Khamenei has also recently called Iranian male and female athletes who sought refuge in third countries "traitors", "self-serving" and "unhealthy". More than 20 top athletes with world and Olympic titles are known to have fled Iran in the past five years alone. Among them are taekwondo practitioner Kimia Alizadeh and top futsal player Shiva Amini, both of whom cited mandatory hijab as being among their reasons for emigrating.

In his most recent meeting with athletes, Khamenei had this to say on the subject of women: "The veiling of Iranian women athletes has paved the way for female athletes in [other] Islamic countries. Currently, women athletes from more than 10 Islamic countries are wearing sporting hijab." The latter may be true, but in most other countries female athletes do not face flogging or imprisonment if they choose otherwise.

Khamenei has also praised misogyny among sportsmen, telling Iranian Olympian and Paralympian athletes in March 2013: "Our young son does not shake hands with the woman who wants to throw the medal around his neck. This is very valuable. We do not do this just out of religious bigotry, or to promote our beliefs. This [not shaking hands with a women] is a sign of endurance and the strong metal that exists in the blood of the Iranian people. These are the things that give value to a nation. Appreciate and promote these things.” He was referring here to an awkward episode at the London 2012 games, when discus thrower and silver medalist Mehrdad Karam Zadeh refused to shake hands with Kate Middleton, the Duchess of Cambridge and the wife of Britain’s Prince William.
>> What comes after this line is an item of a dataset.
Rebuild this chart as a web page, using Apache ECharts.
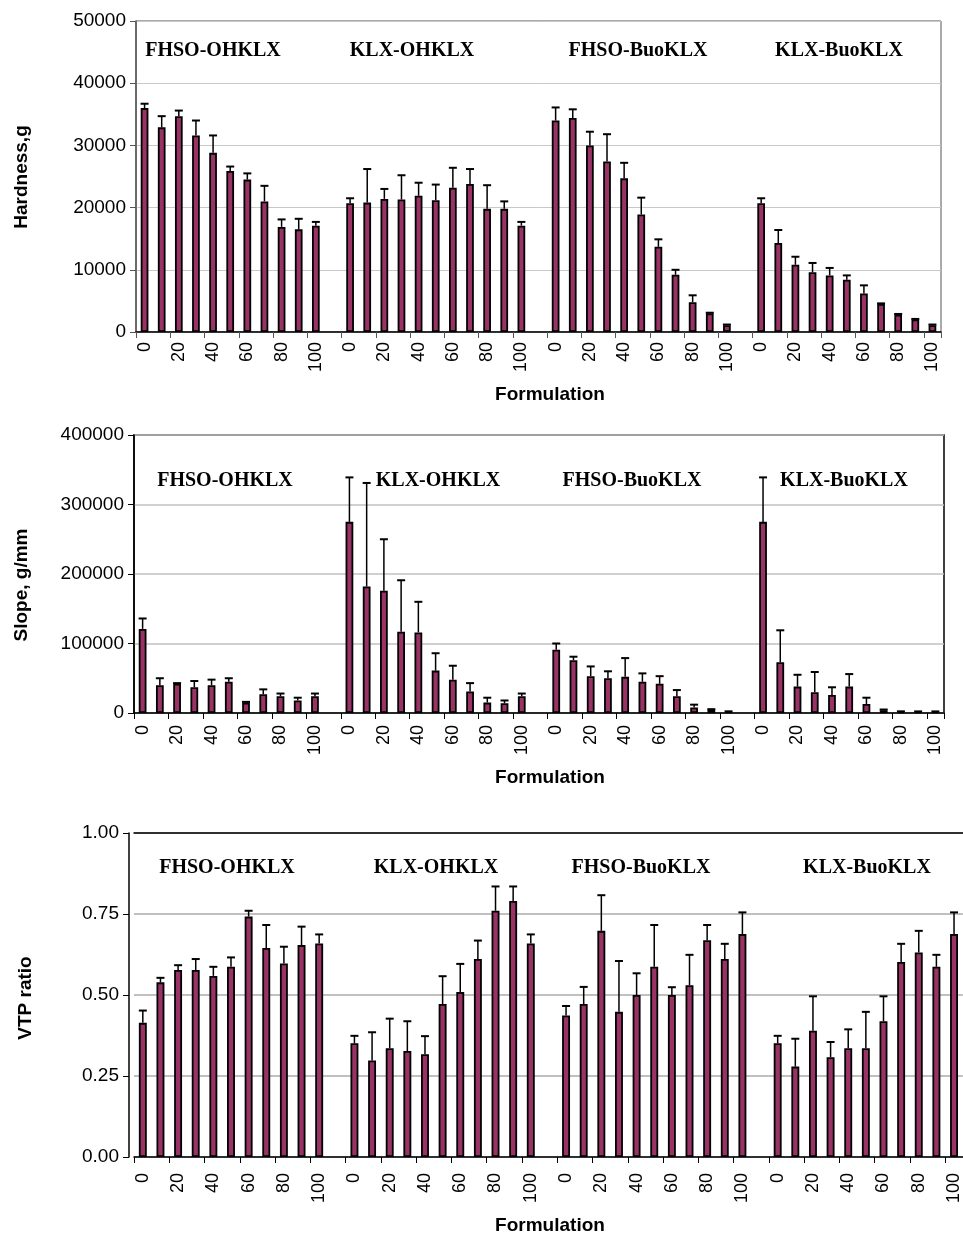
<!DOCTYPE html>
<html>
<head>
<meta charset="utf-8">
<script src="https://cdn.jsdelivr.net/npm/echarts@6/dist/echarts.min.js"></script>
<style>
html,body{margin:0;padding:0;background:#fff;}
#chart{width:963px;height:1236px;}
</style>
</head>
<body>
<div id="chart"></div>
<script>
// ---- data ----
const formulations = ['0','10','20','30','40','50','60','70','80','90','100'];
const groupNames = ['FHSO-OHKLX','KLX-OHKLX','FHSO-BuoKLX','KLX-BuoKLX'];

// Hardness, g (mean) and upper error
const hardFhsoOh = [36000,32900,34700,31600,28800,25900,24500,21000,16900,16500,17100];
const hardFhsoOhErr = [700,1800,900,2400,2800,700,1000,2500,1200,1700,600];
const hardKlxOh = [20700,20800,21400,21300,21900,21200,23200,23800,19800,19800,17100];
const hardKlxOhErr = [800,5400,1600,3900,2100,2500,3200,2400,3800,1200,600];
const hardFhsoBuo = [34000,34400,30000,27400,24700,18900,13700,9200,4800,3000,1100];
const hardFhsoBuoErr = [2100,1400,2200,4400,2500,2700,1200,800,1100,100,100];
const hardKlxBuo = [20700,14300,10800,9600,9100,8400,6200,4500,2800,2000,1100];
const hardKlxBuoErr = [800,2100,1300,1500,1200,700,1300,100,100,100,100];

// Slope, g/mm
const slopeFhsoOh = [121000,40000,42000,37000,40000,45000,15000,27000,24000,18000,24000];
const slopeFhsoOhErr = [15000,10000,1000,9000,8000,5000,1000,7000,4000,4000,4000];
const slopeKlxOh = [275000,182000,176000,117000,116000,61000,48000,31000,15000,14000,24000];
const slopeKlxOhErr = [64000,149000,74000,74000,44000,25000,20000,12000,7000,4000,4000];
const slopeFhsoBuo = [91000,76000,53000,50000,52000,45000,42000,24000,8000,5000,2000];
const slopeFhsoBuoErr = [9000,5000,14000,10000,27000,12000,11000,9000,4000,500,400];
const slopeKlxBuo = [275000,73000,38000,30000,26000,38000,13000,4000,2000,2000,2000];
const slopeKlxBuoErr = [64000,46000,17000,29000,11000,18000,9000,1000,400,300,300];

// VTP ratio
const vtpFhsoOh = [0.414,0.539,0.577,0.577,0.559,0.587,0.742,0.645,0.597,0.654,0.659];
const vtpFhsoOhErr = [0.038,0.014,0.015,0.034,0.028,0.029,0.018,0.071,0.052,0.057,0.028];
const vtpKlxOh = [0.351,0.298,0.336,0.327,0.317,0.472,0.509,0.611,0.760,0.790,0.659];
const vtpKlxOhErr = [0.023,0.087,0.091,0.092,0.056,0.086,0.087,0.057,0.075,0.045,0.028];
const vtpFhsoBuo = [0.437,0.472,0.698,0.448,0.500,0.587,0.500,0.530,0.669,0.611,0.688];
const vtpFhsoBuoErr = [0.029,0.053,0.110,0.157,0.067,0.129,0.024,0.094,0.047,0.047,0.067];
const vtpKlxBuo = [0.351,0.279,0.390,0.308,0.336,0.336,0.419,0.602,0.631,0.587,0.688];
const vtpKlxBuoErr = [0.023,0.086,0.106,0.047,0.058,0.112,0.077,0.056,0.067,0.037,0.067];

const yTitles = ['Hardness,g','Slope, g/mm','VTP ratio'];
const xTitle = 'Formulation';

// ---- build ----
function buildCats(){
  const out=[];
  for(let g=0; g<4; g++){ if(g>0) out.push(''); formulations.forEach(f=>out.push(f)); }
  return out;
}
function buildBars(groups){
  const out=[];
  groups.forEach((arr,g)=>{ if(g>0) out.push('-'); arr.forEach(v=>out.push(v)); });
  return out;
}
function buildErr(groups, errs){
  const out=[]; let idx=0;
  groups.forEach((arr,g)=>{
    if(g>0) idx++;
    arr.forEach((v,i)=>{ out.push([idx, v, errs[g][i]]); idx++; });
  });
  return out;
}
const cats = buildCats();

function renderErr(params, api){
  const x=api.value(0), v=api.value(1), e=api.value(2);
  const b=api.coord([x,v]), t=api.coord([x,v+e]);
  const half=4;
  return {type:'group', children:[
    {type:'line', shape:{x1:b[0],y1:b[1],x2:t[0],y2:t[1]}, style:{stroke:'#000',lineWidth:1.5}},
    {type:'line', shape:{x1:t[0]-half,y1:t[1],x2:t[0]+half,y2:t[1]}, style:{stroke:'#000',lineWidth:2}}
  ]};
}

const panels = [
  {vals:[hardFhsoOh,hardKlxOh,hardFhsoBuo,hardKlxBuo], errs:[hardFhsoOhErr,hardKlxOhErr,hardFhsoBuoErr,hardKlxBuoErr]},
  {vals:[slopeFhsoOh,slopeKlxOh,slopeFhsoBuo,slopeKlxBuo], errs:[slopeFhsoOhErr,slopeKlxOhErr,slopeFhsoBuoErr,slopeKlxBuoErr]},
  {vals:[vtpFhsoOh,vtpKlxOh,vtpFhsoBuo,vtpKlxBuo], errs:[vtpFhsoOhErr,vtpKlxOhErr,vtpFhsoBuoErr,vtpKlxBuoErr]}
];

const grids = [
  {left:136, top:21, width:805, height:311, show:true, borderColor:'#555', borderWidth:1, containLabel:false},
  {left:134, top:435, width:810, height:278, show:true, borderColor:'#000', borderWidth:1.5, containLabel:false},
  {left:134, top:833, width:832, height:324, show:false, containLabel:false}
];
const yCfg = [
  {max:50000, interval:10000, line:'#555', split:{color:'#c8c8c8',width:1}, fmt:v=>String(v), offset:0},
  {max:400000, interval:100000, line:'#000', split:{color:'#c0c0c0',width:1.5}, fmt:v=>String(v), offset:0},
  {max:1, interval:0.25, line:'#000', split:{color:'#c0c0c0',width:2}, fmt:v=>v.toFixed(2), offset:5}
];
const labelMargins = [10, 12, 16];

const xAxes=[], yAxes=[], series=[];
panels.forEach((p,i)=>{
  xAxes.push({
    type:'category', gridIndex:i, data:cats, boundaryGap:true,
    axisLine:{show:true, lineStyle:{color:'#000', width:1.5}},
    axisTick:{show:true, interval:1, length:6, lineStyle:{color: i===0?'#555':'#000'}},
    axisLabel:{interval:1, rotate:90, fontSize:18, color:'#000', fontFamily:'Liberation Sans', margin:labelMargins[i]},
    splitLine:{show:false}
  });
  yAxes.push({
    type:'value', gridIndex:i, min:0, max:yCfg[i].max, interval:yCfg[i].interval, offset:yCfg[i].offset,
    axisLine:{show:true, lineStyle:{color:yCfg[i].line, width:1.5}},
    axisTick:{show:true, length:6, lineStyle:{color:yCfg[i].line}},
    axisLabel:{fontSize:19, color:'#000', fontFamily:'Liberation Sans', margin:10, formatter:yCfg[i].fmt},
    splitLine:{show:true, lineStyle:{color:yCfg[i].split.color, width:yCfg[i].split.width}}
  });
  series.push({
    type:'bar', xAxisIndex:i, yAxisIndex:i, data:buildBars(p.vals), barWidth:'45%',
    itemStyle:{color:'#993366', borderColor:'#000', borderWidth:1.8}, z:2
  });
  series.push({
    type:'custom', xAxisIndex:i, yAxisIndex:i, data:buildErr(p.vals,p.errs),
    encode:{x:0,y:1}, renderItem:renderErr, z:3
  });
});
// top frame line for the third panel
xAxes.push({
  type:'category', gridIndex:2, position:'top', data:cats,
  axisLine:{show:true, lineStyle:{color:'#000', width:1.5}},
  axisTick:{show:false}, axisLabel:{show:false}, splitLine:{show:false}
});

const groupLabelPos = [
  {y:51, xs:[213,412,638,839]},
  {y:481, xs:[225,438,632,844]},
  {y:868, xs:[227,436,641,867]}
];
const graphics=[];
groupLabelPos.forEach(gp=>{
  gp.xs.forEach((x,k)=>{
    graphics.push({type:'text', x:x, y:gp.y, z:10, style:{text:groupNames[k], fill:'#000',
      font:'bold 20px "Liberation Serif"', textAlign:'center', textVerticalAlign:'middle'}});
  });
});
const yTitlePos = [[22,177],[22,585],[26,998]];
yTitlePos.forEach((pt,i)=>{
  graphics.push({type:'text', x:pt[0], y:pt[1], rotation:Math.PI/2, z:10, style:{text:yTitles[i], fill:'#000',
    font:'bold 19px "Liberation Sans"', textAlign:'center', textVerticalAlign:'middle'}});
});
[395,778,1226].forEach(y=>{
  graphics.push({type:'text', x:550, y:y, z:10, style:{text:xTitle, fill:'#000',
    font:'bold 19px "Liberation Sans"', textAlign:'center', textVerticalAlign:'middle'}});
});

const chart = echarts.init(document.getElementById('chart'), null, {renderer:'canvas'});
chart.setOption({
  animation:false,
  backgroundColor:'#fff',
  grid:grids, xAxis:xAxes, yAxis:yAxes, series:series, graphic:graphics
});
</script>
</body>
</html>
In addition to creating a closed space for athletes, the Supreme Leader has closed the doors of Iranian stadiums to women. A fatwa to this effect was issued in 1987 by Iran’s ailing first Supreme Leader, Ruhollah Khomeini, and was upheld by Ali Khamenei in 2003 when the Ahmadinejad administration sought to overturn it. That same year, the Jomhuri Eslami (Islamic Republic) newspaper published a written response by Khamenei to a question by a police chief, who had asked if women could enter stadiums for volleyball matches: “This is  prohibited and illegal, and disobeying it is deemed a violation."

In a separate ruling, Khamenei banned women from attending wrestling matches due to “the fear of committing sin and corruption”. On November 4 of this year, Hossein Jalali, a member of the Iranian parliament’s Cultural Committee, told MPs that Ali Khamenei also opposed a fresh plan to let women onto the stands for football games, on the basis of “Islamic law”.  

Ali Khamenei’s “mastery” in Iranian sports appears to be limited to the masterful manner in which he has impoverished the field over 30 years. Not just in terms of scope, talent and reputation, but in terms of hard cash: more than 70 percent of revenues from ticket sales at Iran Pro League matches go to the Execution of Imam’s Directive, a massive holdings company under the control of the very same “master”.